SHORT EXERCISE:
Tell how many lines in the data below include the word "this". The answer is the number only.

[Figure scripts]
* begin *

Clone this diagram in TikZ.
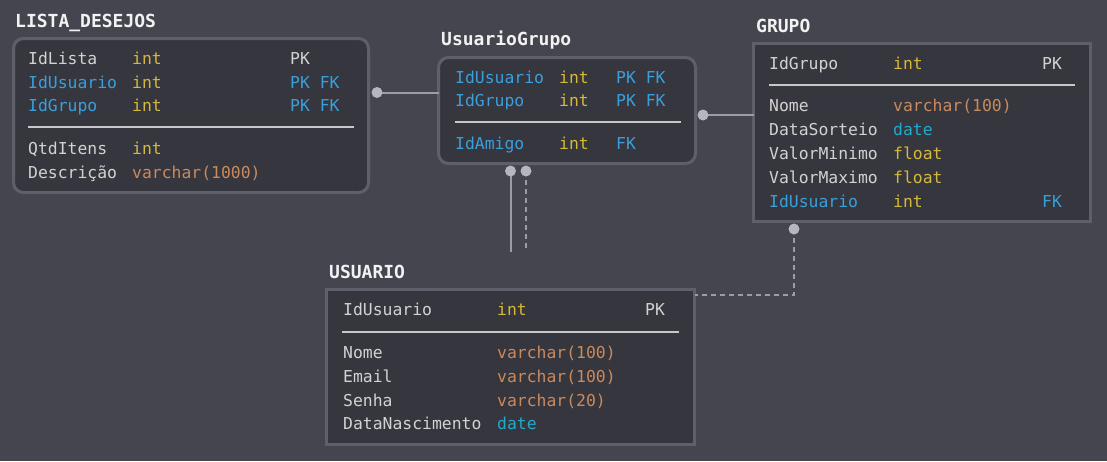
\documentclass[tikz,border=0pt]{standalone}
\usepackage{fontspec}
\newfontfamily\monof{DejaVu Sans Mono}
\usetikzlibrary{calc}
\definecolor{bgc}{HTML}{45454F}
\definecolor{boxfill}{HTML}{36363E}
\definecolor{boxline}{HTML}{5F5F69}
\definecolor{txtg}{HTML}{D2D2D2}
\definecolor{txtb}{HTML}{3A9FDC}
\definecolor{txty}{HTML}{D6B93A}
\definecolor{txto}{HTML}{C98A5C}
\definecolor{txtc}{HTML}{22AACB}
\definecolor{sepc}{HTML}{C8C8CC}
\definecolor{conn}{HTML}{9C9CA4}
\definecolor{dotc}{HTML}{B6B6BE}
\definecolor{titc}{HTML}{F2F2F2}
\newcommand\fld[8]{%
  \node[fieldtxt,text=#4] (#1a) at (\cA,#2) {#3};
  \node[fieldtxt,text=#6] (#1b) at (\cB,#2) {#5};
  \node[fieldtxt,text=#8] (#1c) at (\cC,#2) {#7};}
\begin{document}
\begin{tikzpicture}[x=1pt,y=-1pt,
  tbl/.style={draw=boxline,fill=boxfill,line width=3pt,inner sep=0pt,outer sep=0pt,anchor=north west},
  fieldtxt/.style={anchor=base west,inner sep=0pt,font=\monof\fontsize{16.4}{18}\selectfont},
  titletxt/.style={anchor=base west,inner sep=0pt,text=titc,font=\monof\bfseries\fontsize{18}{20}\selectfont},
  sepline/.style={draw=sepc,line width=2pt},
  conline/.style={draw=conn,line width=2pt},
  condash/.style={draw=conn,line width=2pt,dash pattern=on 5pt off 4pt},
  dotst/.style={circle,fill=dotc,inner sep=0pt,minimum size=11pt}]
\fill[bgc] (0,0) rectangle (1107,461);
\useasboundingbox (0,0) rectangle (1107,461);

% ---------- LISTA_DESEJOS ----------
\node[tbl,rounded corners=10pt,minimum width=355pt,minimum height=154pt] (lista) at (13.5,38.5) {};
\node[titletxt] (tlista) at (15,27) {LISTA\_DESEJOS};
\def\cA{28}\def\cB{132}\def\cC{290}
\fld{l1}{64}{IdLista}{txtg}{int}{txty}{PK}{txtg}
\fld{l2}{88}{IdUsuario}{txtb}{int}{txty}{PK FK}{txtb}
\fld{l3}{111}{IdGrupo}{txtb}{int}{txty}{PK FK}{txtb}
\coordinate (ls1) at (28,127); \coordinate (ls2) at (354,127);
\draw[sepline] (ls1) -- (ls2);
\fld{l4}{154}{QtdItens}{txtg}{int}{txty}{}{txtg}
\fld{l5}{178}{Descrição}{txtg}{varchar(1000)}{txto}{}{txtg}

% ---------- UsuarioGrupo ----------
\node[tbl,rounded corners=10pt,minimum width=257pt,minimum height=106pt] (ug) at (438.5,57.5) {};
\node[titletxt] (tug) at (441,45) {UsuarioGrupo};
\def\cA{455}\def\cB{559}\def\cC{616}
\fld{u1}{83}{IdUsuario}{txtb}{int}{txty}{PK FK}{txtb}
\fld{u2}{106}{IdGrupo}{txtb}{int}{txty}{PK FK}{txtb}
\coordinate (us1) at (455,122); \coordinate (us2) at (681,122);
\draw[sepline] (us1) -- (us2);
\fld{u3}{149}{IdAmigo}{txtb}{int}{txty}{FK}{txtb}

% ---------- GRUPO ----------
\node[tbl,minimum width=337pt,minimum height=178pt] (grupo) at (753.5,43.5) {};
\node[titletxt] (tgrupo) at (756,32) {GRUPO};
\def\cA{769}\def\cB{893}\def\cC{1042}
\fld{g1}{69}{IdGrupo}{txtg}{int}{txty}{PK}{txtg}
\coordinate (gs1) at (769,85); \coordinate (gs2) at (1075,85);
\draw[sepline] (gs1) -- (gs2);
\fld{g2}{111}{Nome}{txtg}{varchar(100)}{txto}{}{txtg}
\fld{g3}{135}{DataSorteio}{txtg}{date}{txtc}{}{txtg}
\fld{g4}{159}{ValorMinimo}{txtg}{float}{txty}{}{txtg}
\fld{g5}{183}{ValorMaximo}{txtg}{float}{txty}{}{txtg}
\fld{g6}{207}{IdUsuario}{txtb}{int}{txty}{FK}{txtb}

% ---------- USUARIO ----------
\node[tbl,minimum width=368pt,minimum height=155pt] (usuario) at (326.5,289.5) {};
\node[titletxt] (tusuario) at (329,278) {USUARIO};
\def\cA{343}\def\cB{497}\def\cC{645}
\fld{s1}{315}{IdUsuario}{txtg}{int}{txty}{PK}{txtg}
\coordinate (ss1) at (342,332); \coordinate (ss2) at (679,332);
\draw[sepline] (ss1) -- (ss2);
\fld{s2}{358}{Nome}{txtg}{varchar(100)}{txto}{}{txtg}
\fld{s3}{382}{Email}{txtg}{varchar(100)}{txto}{}{txtg}
\fld{s4}{406}{Senha}{txtg}{varchar(20)}{txto}{}{txtg}
\fld{s5}{429}{DataNascimento}{txtg}{date}{txtc}{}{txtg}

% ---------- connectors ----------
\coordinate (d1) at (377,92.5);
\draw[conline] (d1) -- (d1 -| ug.west);
\node[dotst] (dot1) at (d1) {};

\coordinate (d2) at (703,115);
\draw[conline] (d2) -- (d2 -| grupo.west);
\node[dotst] (dot2) at (d2) {};

\coordinate (d3) at (510.5,171); \coordinate (e3) at (510.5,252);
\draw[conline] (d3) -- (e3);
\node[dotst] (dot3) at (d3) {};

\coordinate (d4) at (526,171); \coordinate (e4) at (526,252);
\draw[condash] (d4) -- (e4);
\node[dotst] (dot4) at (d4) {};

\coordinate (d5) at (794,229); \coordinate (k5) at (794,295);
\draw[condash] (d5) -- (k5) -- (k5 -| usuario.east);
\node[dotst] (dot5) at (d5) {};
\end{tikzpicture}
\end{document}
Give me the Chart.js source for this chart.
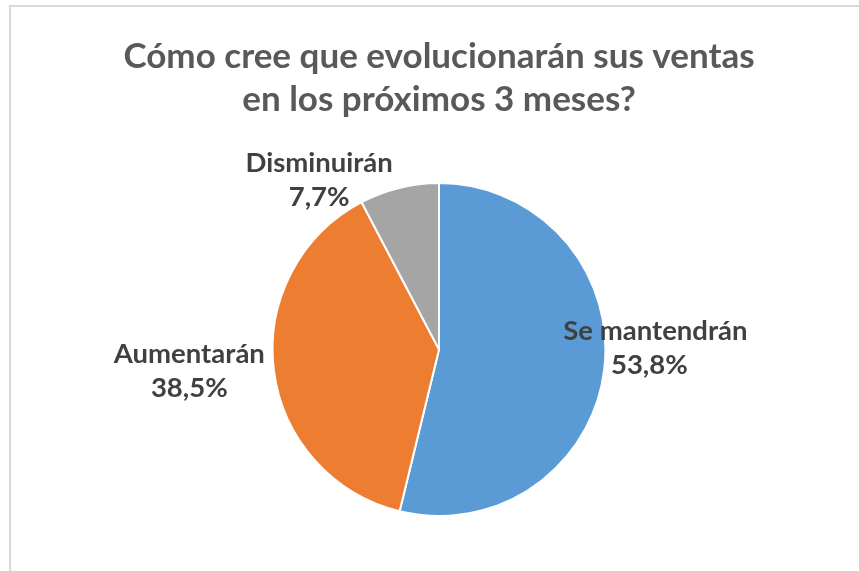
<!DOCTYPE html>
<html>
<head>
<meta charset="utf-8">
<script src="https://cdn.jsdelivr.net/npm/chart.js@4"></script>
<style>
    html, body { margin: 0; padding: 0; background: #fff; overflow: hidden; }
    #wrap { position: relative; width: 859px; height: 571px; }
    #frame {
        position: absolute; left: 9px; top: 5px; width: 900px; height: 600px;
        border-left: 2px solid #d9d9d9; border-top: 2px solid #d9d9d9;
    }
    #chart { position: absolute; left: 0; top: 0; }
</style>
</head>
<body>
<div id="wrap">
    <div id="frame"></div>
    <canvas id="chart" width="859" height="571"></canvas>
</div>
<script>
const titleLines = ['Cómo cree que evolucionarán sus ventas', 'en los próximos 3 meses?'];
const categories = ['Se mantendrán', 'Aumentarán', 'Disminuirán'];
const shares = [53.8, 38.5, 7.7];
const colors = ['#5b9bd5', '#ed7d31', '#a5a5a5'];

const FONT = 'Lato, "Open Sans", sans-serif';

// where each label's centre sits, as offset from pie centre in radius units
const labelSpots = [
    { dx: 1.30, dy: -0.01 },
    { dx: -1.50, dy: 0.13 },
    { dx: -0.72, dy: -1.02 }
];

const pieLabels = {
    id: 'pieLabels',
    afterDatasetsDraw(chart) {
        const ctx = chart.ctx;
        const meta = chart.getDatasetMeta(0);
        ctx.save();
        ctx.fillStyle = '#404040';
        ctx.textAlign = 'center';
        ctx.textBaseline = 'middle';
        ctx.font = 'bold 27.5px ' + FONT;
        meta.data.forEach((arc, i) => {
            const r = arc.outerRadius;
            const x = arc.x + labelSpots[i].dx * r;
            const y = arc.y + labelSpots[i].dy * r;
            const pct = shares[i].toFixed(1).replace('.', ',') + '%';
            ctx.fillText(categories[i], x, y - 17);
            ctx.fillText(pct, x - (i === 0 ? 6 : 0), y + 17);
        });
        ctx.restore();
    }
};

new Chart(document.getElementById('chart'), {
    type: 'pie',
    data: {
        labels: categories,
        datasets: [{
            data: shares,
            backgroundColor: colors,
            borderColor: '#ffffff',
            borderWidth: 2
        }]
    },
    options: {
        responsive: false,
        animation: false,
        layout: { padding: { top: 0, bottom: 54, left: 100, right: 81 } },
        plugins: {
            legend: { display: false },
            tooltip: { enabled: false },
            title: {
                display: true,
                text: titleLines,
                color: '#595959',
                font: { family: FONT, size: 35, weight: 'bold', lineHeight: 1.23 },
                padding: { top: 35, bottom: 61 }
            }
        }
    },
    plugins: [pieLabels]
});
</script>
</body>
</html>
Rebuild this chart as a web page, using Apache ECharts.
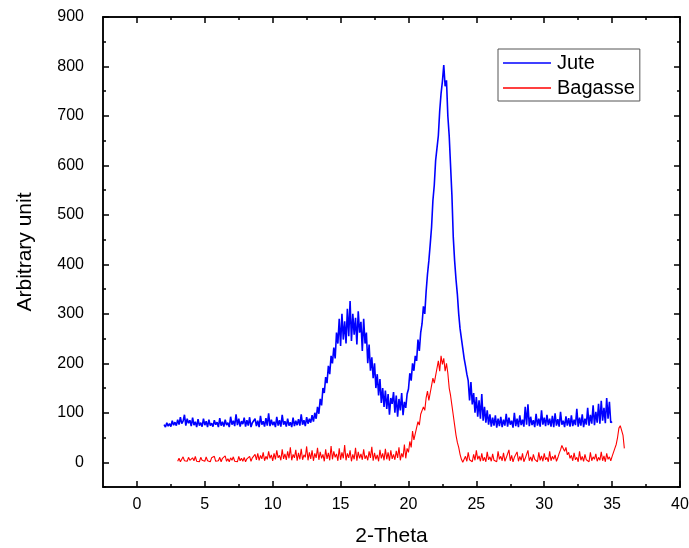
<!DOCTYPE html>
<html>
<head>
<meta charset="utf-8">
<script src="https://cdn.jsdelivr.net/npm/echarts@6/dist/echarts.min.js"></script>
<style>
  html, body { margin: 0; padding: 0; background: #fff; }
  #chart { width: 689px; height: 548px; }
</style>
</head>
<body>
<div id="chart"></div>
<script>
const chart = echarts.init(document.getElementById("chart"));

// scan grid: 2-theta start and step of each scan
const juteStart = 2.0;
const bagasseStart = 3.0;
const scanStep = 0.1;

// intensities, one row per degree
const juteValues = [
  76, 71, 80, 73, 78, 72, 84, 75, 81, 74,
  86, 76, 91, 78, 83, 96, 74, 88, 79, 85,
  73, 90, 75, 82, 71, 87, 74, 80, 72, 88,
  75, 83, 71, 86, 74, 79, 72, 85, 76, 81,
  71, 89, 74, 82, 72, 86, 75, 80, 71, 92,
  76, 84, 73, 97, 75, 88, 72, 83, 77, 90,
  72, 85, 74, 91, 71, 80, 76, 88, 73, 84,
  71, 94, 76, 83, 72, 89, 74, 99, 73, 86,
  75, 82, 71, 92, 74, 85, 72, 96, 76, 83,
  72, 88, 74, 81, 71, 90, 73, 84, 75, 87,
  74, 97, 76, 85, 73, 91, 78, 88, 80, 95,
  82, 100, 88, 112, 98, 128, 115, 150, 140, 172,
  160, 195, 178, 215, 200, 232, 210, 262, 240, 290,
  235, 300, 248, 285, 240, 310, 255, 326, 245, 300,
  258, 292, 238, 305, 262, 284, 225, 290, 240, 262,
  200, 238, 185, 212, 170, 200, 150, 178, 135, 168,
  120, 150, 112, 145, 108, 138, 96, 130, 118, 142,
  100, 135, 92, 128, 105, 140, 95, 122, 110, 138,
  148, 180, 165, 200, 185, 215, 205, 248, 225, 262,
  280, 315, 300, 345, 380, 407, 440, 475, 529, 560,
  610, 635, 660, 710, 745, 770, 803, 760, 772, 700,
  660, 600, 540, 455, 407, 370, 340, 300, 270, 250,
  230, 210, 195, 178, 165, 125, 162, 117, 140, 100,
  132, 92, 125, 88, 138, 84, 112, 80, 105, 76,
  97, 72, 90, 74, 95, 70, 88, 73, 92, 71,
  86, 74, 98, 72, 90, 76, 84, 70, 100, 73,
  88, 71, 95, 75, 86, 72, 112, 76, 117, 73,
  92, 75, 85, 71, 98, 74, 88, 72, 105, 76,
  90, 73, 96, 75, 88, 72, 94, 71, 99, 74,
  87, 72, 102, 76, 84, 71, 93, 74, 89, 72,
  95, 73, 86, 75, 108, 72, 90, 74, 97, 71,
  88, 76, 110, 74, 96, 78, 115, 75, 102, 80,
  118, 78, 124, 84, 110, 79, 130, 88, 122, 80,
  82
];

const bagasseValues = [
  2, 8, 1, 5, 11, 3, 7, 2, 10, 4,
  1, 9, 3, 12, 2, 6, 1, 10, 4, 8,
  2, 11, 3, 7, 1, 9, 5, 12, 2, 6,
  3, 10, 1, 8, 4, 13, 2, 7, 1, 9,
  4, 11, 2, 6, 1, 12, 3, 8, 2, 10,
  1, 7, 3, 12, 2, 9, 6, 16, 5, 18,
  4, 14, 7, 20, 3, 12, 6, 22, 8, 15,
  3, 18, 6, 24, 9, 14, 4, 26, 7, 17,
  5, 22, 8, 30, 4, 16, 9, 25, 3, 19,
  6, 27, 5, 15, 10, 32, 4, 20, 7, 24,
  3, 18, 9, 29, 5, 21, 8, 16, 2, 26,
  7, 19, 4, 33, 6, 22, 10, 17, 3, 28,
  5, 20, 8, 35, 4, 18, 9, 24, 2, 16,
  6, 29, 3, 21, 8, 17, 5, 26, 7, 14,
  4, 22, 9, 31, 3, 19, 6, 15, 2, 25,
  8, 18, 4, 27, 6, 20, 3, 24, 7, 16,
  5, 23, 9, 30, 4, 18, 10, 36, 8, 28,
  20, 42, 30, 63, 45, 58, 70, 82, 75, 97,
  95, 112, 105, 130, 144, 125, 140, 155, 170, 160,
  175, 190, 205, 184, 215, 198, 210, 184, 200, 180,
  150, 135, 115, 95, 75, 55, 40, 30, 16, 6,
  0, 3, 12, 2, 20, 5, 9, 1, 16, 4,
  24, 6, 13, 2, 18, 3, 10, 1, 21, 5,
  11, 2, 17, 4, 8, 1, 22, 6, 12, 3,
  19, 2, 9, 5, 25, 3, 14, 1, 10, 6,
  21, 2, 12, 4, 18, 1, 8, 5, 24, 3,
  11, 2, 16, 6, 9, 1, 20, 4, 13, 2,
  18, 5, 10, 1, 22, 3, 12, 6, 15, 2,
  9, 18, 25, 34, 28, 22, 30, 15, 20, 8,
  14, 3, 19, 5, 10, 1, 22, 4, 12, 2,
  16, 5, 9, 1, 20, 3, 11, 6, 17, 2,
  10, 4, 21, 3, 13, 1, 18, 6, 11, 3,
  12, 20, 28, 36, 50, 69, 74, 75, 55, 28
];

// tick labels
const xMajor = [0, 5, 10, 15, 20, 25, 30, 35, 40];
const xMinor = [2.5, 7.5, 12.5, 17.5, 22.5, 27.5, 32.5, 37.5];
const yMajor = [0, 100, 200, 300, 400, 500, 600, 700, 800, 900];
const yMinor = [-50, 50, 150, 250, 350, 450, 550, 650, 750, 850];

const toPairs = (start, vals) =>
  vals.map((v, i) => [+(start + i * scanStep).toFixed(2), v]);

const xRange = { min: -2.5, max: 40 };
const yRange = { min: -50, max: 900 };
const lineStyle = { color: "#000", width: 1.5 };
const labelFont = { fontFamily: "Liberation Sans", fontSize: 16, color: "#000" };
const nameFont = { fontFamily: "Liberation Sans", fontSize: 21, color: "#000" };

function tickAxis(range, position, ticks, len, extra) {
  return Object.assign(
    {
      type: "value",
      position: position,
      min: range.min,
      max: range.max,
      axisLine: { show: true, onZero: false, lineStyle: lineStyle },
      axisTick: { show: true, inside: true, length: len, customValues: ticks, lineStyle: lineStyle },
      axisLabel: { show: false },
      splitLine: { show: false },
    },
    extra || {}
  );
}

const option = {
  animation: false,
  grid: { left: 103, right: 9, top: 17, bottom: 61, outerBoundsMode: "none" },
  legend: {
    orient: "vertical",
    left: 498,
    top: 49,
    padding: [4, 5, 3, 5],
    itemGap: 5,
    itemWidth: 48,
    itemHeight: 1.5,
    icon: "rect",
    borderColor: "#555",
    borderWidth: 1,
    textStyle: { fontFamily: "Liberation Sans", fontSize: 20, color: "#000", padding: [0, 0, 0, 1] },
    data: ["Jute", "Bagasse"],
  },
  xAxis: [
    tickAxis(xRange, "bottom", xMajor, 6, {
      name: "2-Theta",
      nameLocation: "middle",
      nameGap: 39,
      nameTextStyle: nameFont,
      axisLabel: Object.assign({ show: true, margin: 10, customValues: xMajor }, labelFont),
    }),
    tickAxis(xRange, "bottom", xMinor, 3),
    tickAxis(xRange, "top", xMajor, 6),
    tickAxis(xRange, "top", xMinor, 3),
  ],
  yAxis: [
    tickAxis(yRange, "left", yMajor, 6, {
      name: "Arbitrary unit",
      nameLocation: "middle",
      nameGap: 67,
      nameTextStyle: nameFont,
      axisLabel: Object.assign({ show: true, margin: 19, customValues: yMajor }, labelFont),
    }),
    tickAxis(yRange, "left", yMinor, 3),
    tickAxis(yRange, "right", yMajor, 6),
    tickAxis(yRange, "right", yMinor, 3),
  ],
  series: [
    {
      name: "Jute",
      type: "line",
      showSymbol: false,
      data: toPairs(juteStart, juteValues),
      itemStyle: { color: "#0000ff" },
      lineStyle: { color: "#0000ff", width: 1.6 },
    },
    {
      name: "Bagasse",
      type: "line",
      showSymbol: false,
      data: toPairs(bagasseStart, bagasseValues),
      itemStyle: { color: "#ff0000" },
      lineStyle: { color: "#ff0000", width: 1.1 },
    },
  ],
};

chart.setOption(option);
</script>
</body>
</html>
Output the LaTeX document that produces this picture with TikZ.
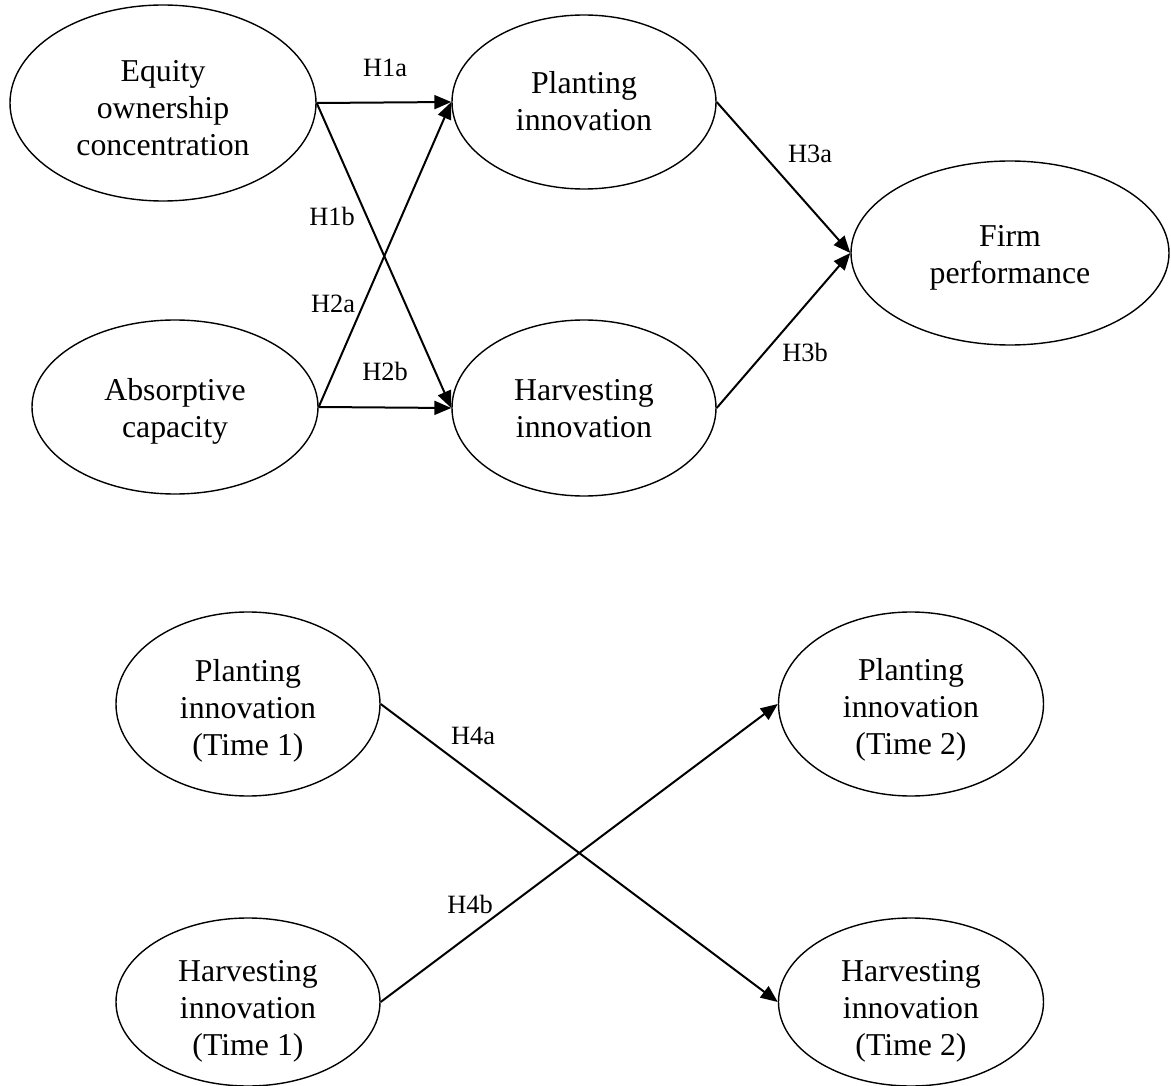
\documentclass[tikz,border=0pt]{standalone}
\usepackage{fontspec}
\setmainfont{Liberation Serif}
\usetikzlibrary{shapes.geometric,arrows.meta,calc}
\begin{document}
\begin{tikzpicture}[x=1pt,y=-1pt,
  ell/.style={draw,line width=1.4pt,ellipse,inner sep=0pt},
  etext/.style={inner sep=0pt,align=center,font=\fontsize{31.8}{37}\selectfont},
  hyp/.style={inner sep=0pt,font=\fontsize{26.4}{30}\selectfont},
  conn/.style={line width=2pt,-{Triangle[length=17pt,width=14pt]}}]
\useasboundingbox (0,0) rectangle (1171,1086);
\node[ell,minimum width=306pt,minimum height=196pt] (eq) at (163,103) {};
\node[ell,minimum width=264pt,minimum height=174pt] (pl) at (584,102) {};
\node[ell,minimum width=286pt,minimum height=174pt] (ab) at (175,407) {};
\node[ell,minimum width=264pt,minimum height=176pt] (hv) at (584,408) {};
\node[ell,minimum width=318pt,minimum height=184pt] (fp) at (1010,253) {};
\node[ell,minimum width=264pt,minimum height=184pt] (p1) at (248,704) {};
\node[ell,minimum width=265pt,minimum height=184pt] (p2) at (911,704) {};
\node[ell,minimum width=264pt,minimum height=168pt] (h1) at (248,1002) {};
\node[ell,minimum width=265pt,minimum height=168pt] (h2) at (911,1002) {};
\node[etext] (eqt) at ($(eq)+(0,5)$) {Equity\\ownership\\concentration};
\node[etext] (plt) at ($(pl)+(0,-1)$) {Planting\\innovation};
\node[etext] (abt) at ($(ab)+(0,4)$) {Absorptive\\capacity};
\node[etext] (hvt) at ($(hv)+(0,1)$) {Harvesting\\innovation};
\node[etext] (fpt) at ($(fp)+(0,5)$) {Firm\\performance};
\node[etext] (p1t) at ($(p1)+(0,7)$) {Planting\\innovation\\(Time 1)};
\node[etext] (p2t) at ($(p2)+(0,6)$) {Planting\\innovation\\(Time 2)};
\node[etext] (h1t) at ($(h1)+(0,9)$) {Harvesting\\innovation\\(Time 1)};
\node[etext] (h2t) at ($(h2)+(0,9)$) {Harvesting\\innovation\\(Time 2)};
\draw[conn] (eq.east) -- (pl.west);
\draw[conn] (eq.east) -- (hv.west);
\draw[conn] (ab.east) -- (pl.west);
\draw[conn] (ab.east) -- (hv.west);
\draw[conn] (pl.east) -- (fp.west);
\draw[conn] (hv.east) -- (fp.west);
\draw[conn] (p1.east) -- (h2.west);
\draw[conn] (h1.east) -- (p2.west);
\node[hyp] (l1a) at (385,68) {H1a};
\node[hyp] (l1b) at (332,216) {H1b};
\node[hyp] (l2a) at (333,304) {H2a};
\node[hyp] (l2b) at (385,371) {H2b};
\node[hyp] (l3a) at (810,154) {H3a};
\node[hyp] (l3b) at (805,352) {H3b};
\node[hyp] (l4a) at (473,736) {H4a};
\node[hyp] (l4b) at (470,904) {H4b};
\end{tikzpicture}
\end{document}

* end *

TASK OUTPUT:
4